“For me, it is becoming increasingly clear that the price of unregulated globalisation, mass immigration and the free movement of labour is paid for by the lower classes,” she wrote in a recent biography.
Denmark’s current right-wing coalition government last year enacted the most anti-immigration legislation in Danish history and, rather than position her party in stark opposition, Frederikson has embraced much of it.
Under her leadership, the SD have called for a cap on “non-western immigrants”, for asylum seekers to be expelled to a reception centre in North Africa, and for all immigrants to be forced to work 37 hours a week in exchange for benefits.
She has reached out to the populist Danish People’s party (DPP), doing a series of joint interviews with its leader, Kristian Thulesen Dahl, and discussing cooperating with them in government.
But it is the government policies her party has supported which have been most alarming for her allies in the left-of-centre red bloc. These include a law allowing jewellery to be stripped from refugees, a burqa and niqab ban, mandatory handshakes irrespective of religious sentiment at citizenship ceremonies, and a plan to house criminal asylum seekers on an island used for researching contagious animal diseases. In February, she backed what the DPP has branded a “paradigm shift” – a push to make repatriation, rather than integration, the goal of asylum policy.

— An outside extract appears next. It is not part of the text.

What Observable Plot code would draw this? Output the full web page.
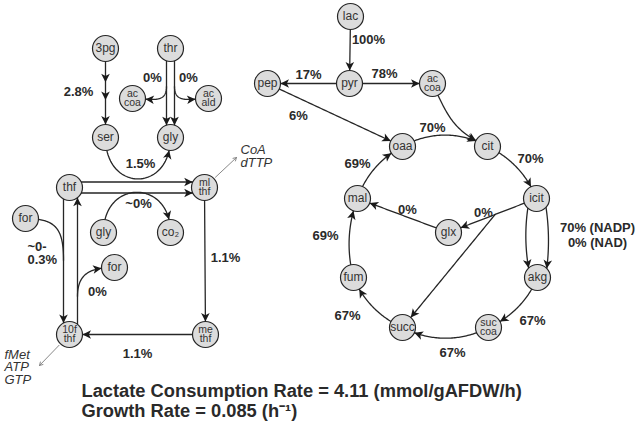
<!DOCTYPE html>
<html>
<head>
<meta charset="utf-8">
<script src="https://cdn.jsdelivr.net/npm/d3@7"></script>
<script src="https://cdn.jsdelivr.net/npm/@observablehq/plot@0.6"></script>
<style>
  html, body { margin: 0; padding: 0; background: #fff; }
</style>
</head>
<body>
<div id="chart"></div>
<script>
// ---------- data ----------
const nodes = [
  {id: "3pg", label: "3pg", x: 105, y: 48},
  {id: "thr", label: "thr", x: 170, y: 48},
  {id: "accoa1", label: "ac\ncoa", x: 132, y: 98},
  {id: "acald", label: "ac\nald", x: 208, y: 98},
  {id: "ser", label: "ser", x: 105, y: 137},
  {id: "gly1", label: "gly", x: 170, y: 137},
  {id: "thf", label: "thf", x: 69, y: 187},
  {id: "mlthf", label: "ml\nthf", x: 204, y: 187},
  {id: "for1", label: "for", x: 25, y: 218},
  {id: "gly2", label: "gly", x: 103, y: 232},
  {id: "co2", label: "co₂", x: 170, y: 232},
  {id: "for2", label: "for", x: 114, y: 267},
  {id: "fthf", label: "10f\nthf", x: 69, y: 334},
  {id: "methf", label: "me\nthf", x: 205, y: 334},
  {id: "lac", label: "lac", x: 350, y: 16},
  {id: "pyr", label: "pyr", x: 349, y: 83},
  {id: "pep", label: "pep", x: 267, y: 83},
  {id: "accoa2", label: "ac\ncoa", x: 432, y: 83},
  {id: "oaa", label: "oaa", x: 402, y: 146},
  {id: "cit", label: "cit", x: 487, y: 146},
  {id: "mal", label: "mal", x: 357, y: 198},
  {id: "icit", label: "icit", x: 536, y: 198},
  {id: "glx", label: "glx", x: 448, y: 232},
  {id: "fum", label: "fum", x: 353, y: 277},
  {id: "akg", label: "akg", x: 537, y: 277},
  {id: "succ", label: "succ", x: 402, y: 327},
  {id: "succoa", label: "suc\ncoa", x: 488, y: 327}
];

// branch points where one flux leaves / joins another line
const junctions = [
  {id: "jThrL", x: 166, y: 86},
  {id: "jThrR", x: 174, y: 86},
  {id: "jFor", x: 63, y: 260},
  {id: "jUp", x: 77, y: 296},
  {id: "jSucc", on: ["icit", "glx"], t: 0.47}
];

// reactions (from -> to); off = parallel offset, bend / a0,a1 = curvature
const edges = [
  {from: "3pg", to: "ser", mids: [0.38, 0.58]},
  {from: "thr", to: "gly1", off: 4},
  {from: "thr", to: "gly1", off: -4},
  {from: "jThrL", to: "accoa1", a0: 90, a1: 180, k: 0.5},
  {from: "jThrR", to: "acald", a0: 90, a1: 0, k: 0.5},
  {from: "ser", to: "gly1", a0: 90, a1: -90, k: 0.85},
  {from: "thf", to: "mlthf", off: -5.5},
  {from: "thf", to: "mlthf", off: 5.5},
  {from: "thf", to: "fthf", off: 6},
  {from: "fthf", to: "thf", off: 8},
  {from: "for1", to: "jFor", a0: 0, a1: 90, k: 0.55, head: false},
  {from: "jUp", to: "for2", a0: -90, a1: 0, k: 0.5},
  {from: "gly2", to: "co2", a0: -90, a1: 90, k: 0.8},
  {from: "mlthf", to: "methf"},
  {from: "methf", to: "fthf"},
  {from: "lac", to: "pyr"},
  {from: "pyr", to: "pep"},
  {from: "pyr", to: "accoa2"},
  {from: "pep", to: "oaa"},
  {from: "accoa2", to: "cit", a0: 65, a1: 25, k: 0.45},
  {from: "oaa", to: "cit", bend: -30},
  {from: "cit", to: "icit", bend: -22},
  {from: "icit", to: "akg", off: 7, bend: 12},
  {from: "icit", to: "akg", off: -8, bend: -10},
  {from: "akg", to: "succoa", bend: -22},
  {from: "succoa", to: "succ", bend: -28},
  {from: "succ", to: "fum", bend: -22},
  {from: "fum", to: "mal", bend: -18},
  {from: "mal", to: "oaa", bend: -22},
  {from: "icit", to: "glx"},
  {from: "glx", to: "mal"},
  {from: "jSucc", to: "succ"}
];

// flux labels
const fluxLabels = [
  {text: "2.8%", x: 78, y: 91},
  {text: "0%", x: 152, y: 77},
  {text: "0%", x: 188, y: 77},
  {text: "1.5%", x: 140, y: 163},
  {text: "~0%", x: 138, y: 203},
  {text: "1.1%", x: 225, y: 257},
  {text: "0%", x: 97, y: 291},
  {text: "1.1%", x: 137, y: 353},
  {text: "100%", x: 368, y: 39},
  {text: "17%", x: 308, y: 74},
  {text: "78%", x: 384, y: 73},
  {text: "6%", x: 298, y: 115},
  {text: "70%", x: 432, y: 127},
  {text: "70%", x: 530, y: 158},
  {text: "69%", x: 357, y: 163},
  {text: "0%", x: 407, y: 209},
  {text: "0%", x: 483, y: 212},
  {text: "70% (NADP)", x: 597, y: 227},
  {text: "0% (NAD)", x: 597, y: 242},
  {text: "69%", x: 325, y: 235},
  {text: "67%", x: 347, y: 315},
  {text: "67%", x: 532, y: 320},
  {text: "67%", x: 452, y: 352}
];
const fluxLabelsLeft = [
  {text: "~0-", x: 27, y: 246},
  {text: "0.3%", x: 27, y: 259}
];

// drains (thin grey arrows) and their notes
const drains = [
  {from: "mlthf", x: 236, y: 157},
  {from: "fthf", x: 39, y: 365}
];
const notes = [
  {text: "CoA\ndTTP", x: 240, y: 156},
  {text: "fMet\nATP\nGTP", x: 4, y: 367}
];

const summary = [
  {text: "Lactate Consumption Rate = 4.11 (mmol/gAFDW/h)", x: 81, y: 391},
  {text: "Growth Rate = 0.085 (h⁻¹)", x: 81, y: 411}
];

// ---------- geometry ----------
const R = 13;
const byId = new Map(nodes.map(d => [d.id, {...d, r: R}]));
for (const j of junctions) {
  if (j.on) {
    const a = byId.get(j.on[0]), b = byId.get(j.on[1]);
    byId.set(j.id, {id: j.id, x: a.x + j.t * (b.x - a.x), y: a.y + j.t * (b.y - a.y), r: 0});
  } else byId.set(j.id, {...j, r: 0});
}
const rad = Math.PI / 180;
const linePts = [];
const heads = [];
edges.forEach((e, i) => {
  const A = byId.get(e.from), B = byId.get(e.to);
  const dx = B.x - A.x, dy = B.y - A.y, L = Math.hypot(dx, dy);
  const ux = dx / L, uy = dy / L;
  const o = e.off || 0;
  const P0 = [A.x - uy * o, A.y + ux * o], P3 = [B.x - uy * o, B.y + ux * o];
  const chord = Math.atan2(dy, dx);
  let a0, a1, d;
  if (e.a0 !== undefined) {
    a0 = e.a0 * rad; a1 = e.a1 * rad; d = (e.k ?? 0.5) * L;
  } else {
    const b = (e.bend || 0) * rad;
    a0 = chord + b; a1 = chord - b;
    const ab = Math.abs(b);
    d = ab === 0 ? L / 3 : (4 / 3) * Math.tan(ab / 2) * L / (2 * Math.sin(ab));
  }
  const P1 = [P0[0] + d * Math.cos(a0), P0[1] + d * Math.sin(a0)];
  const P2 = [P3[0] - d * Math.cos(a1), P3[1] - d * Math.sin(a1)];
  const P = t => {
    const m = 1 - t;
    return [
      m*m*m*P0[0] + 3*m*m*t*P1[0] + 3*m*t*t*P2[0] + t*t*t*P3[0],
      m*m*m*P0[1] + 3*m*m*t*P1[1] + 3*m*t*t*P2[1] + t*t*t*P3[1]
    ];
  };
  const dist = (p, n) => Math.hypot(p[0] - n.x, p[1] - n.y);
  let t0 = 0, t1 = 1;
  if (A.r > 0) {
    let t = 0; while (t < 1 && dist(P(t), A) < A.r) t += 0.005;
    let lo = Math.max(0, t - 0.005), hi = t;
    for (let k = 0; k < 30; k++) { const mid = (lo + hi) / 2; if (dist(P(mid), A) < A.r) lo = mid; else hi = mid; }
    t0 = hi;
  }
  if (B.r > 0) {
    let t = 1; while (t > 0 && dist(P(t), B) < B.r) t -= 0.005;
    let lo = t, hi = Math.min(1, t + 0.005);
    for (let k = 0; k < 30; k++) { const mid = (lo + hi) / 2; if (dist(P(mid), B) < B.r) hi = mid; else lo = mid; }
    t1 = lo;
  }
  const N = 48;
  for (let k = 0; k <= N; k++) {
    const p = P(t0 + (t1 - t0) * k / N);
    linePts.push({id: i, x: p[0], y: p[1]});
  }
  const addHead = t => {
    const p = P(t), q = P(Math.max(0, t - 0.01));
    heads.push({x: p[0], y: p[1], rot: Math.atan2(p[1] - q[1], p[0] - q[0]) / rad + 90});
  };
  if (e.head !== false) addHead(t1);
  (e.mids || []).forEach(addHead);
});

const drainArrows = drains.map(d => {
  const n = byId.get(d.from);
  return {x1: n.x, y1: n.y, x2: d.x, y2: d.y};
});

const arrowHead = {
  draw(ctx) {
    ctx.moveTo(0, 0);
    ctx.lineTo(4.3, 8.5);
    ctx.lineTo(0, 6.3);
    ctx.lineTo(-4.3, 8.5);
    ctx.closePath();
  }
};

const ink = "#262626";
const font = "'Liberation Sans', Arial, Helvetica, sans-serif";

const chart = Plot.plot({
  width: 639,
  height: 426,
  margin: 0,
  x: {domain: [0, 639], range: [0, 639], axis: null},
  y: {domain: [0, 426], range: [0, 426], axis: null},
  style: {fontFamily: font, background: "#fff", color: ink},
  marks: [
    Plot.line(linePts, {x: "x", y: "y", z: "id", stroke: ink, strokeWidth: 1.3, curve: "linear"}),
    Plot.arrow(drainArrows, {x1: "x1", y1: "y1", x2: "x2", y2: "y2", insetStart: 15, stroke: "#7a7a7a", strokeWidth: 0.9, headLength: 6}),
    Plot.dot(nodes, {x: "x", y: "y", r: R, fill: "#dcdcdc", stroke: ink, strokeWidth: 1.2}),
    Plot.dot(heads, {x: "x", y: "y", rotate: "rot", symbol: arrowHead, fill: "#1a1a1a", stroke: "none"}),
    Plot.text(nodes.filter(d => !d.label.includes("\n")), {x: "x", y: "y", text: "label", fontSize: 12, fill: "#333"}),
    Plot.text(nodes.filter(d => d.label.includes("\n")), {x: "x", y: "y", text: "label", fontSize: 10.5, lineHeight: 0.84, fill: "#333"}),
    Plot.text(fluxLabels, {x: "x", y: "y", text: "text", fontSize: 13, fontWeight: "bold", fill: "#2a2a2a"}),
    Plot.text(fluxLabelsLeft, {x: "x", y: "y", text: "text", fontSize: 13, fontWeight: "bold", fill: "#2a2a2a", textAnchor: "start"}),
    Plot.text(notes, {x: "x", y: "y", text: "text", fontSize: 13, fontStyle: "italic", lineHeight: 0.95, textAnchor: "start", fill: "#333"}),
    Plot.text(summary, {x: "x", y: "y", text: "text", fontSize: 18.3, fontWeight: "bold", textAnchor: "start", fill: "#2a2a2a"})
  ]
});
document.getElementById("chart").appendChild(chart);
</script>
</body>
</html>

Frederiksen has dealt harshly with any internal dissent. When her party colleague Mette Gjerskov, a former minister, vociferously opposed the burqa ban, her local party backed a rival candidate (whom she fended off) for her seat, and she was then fired as the party’s international development spokesman.
“I was aware that shifting the position in the party would take a lot, but I knew that I had to win that fight,” Frederiksen wrote in her biography. “Normally, I would seek to compromise, but not on immigration policy.”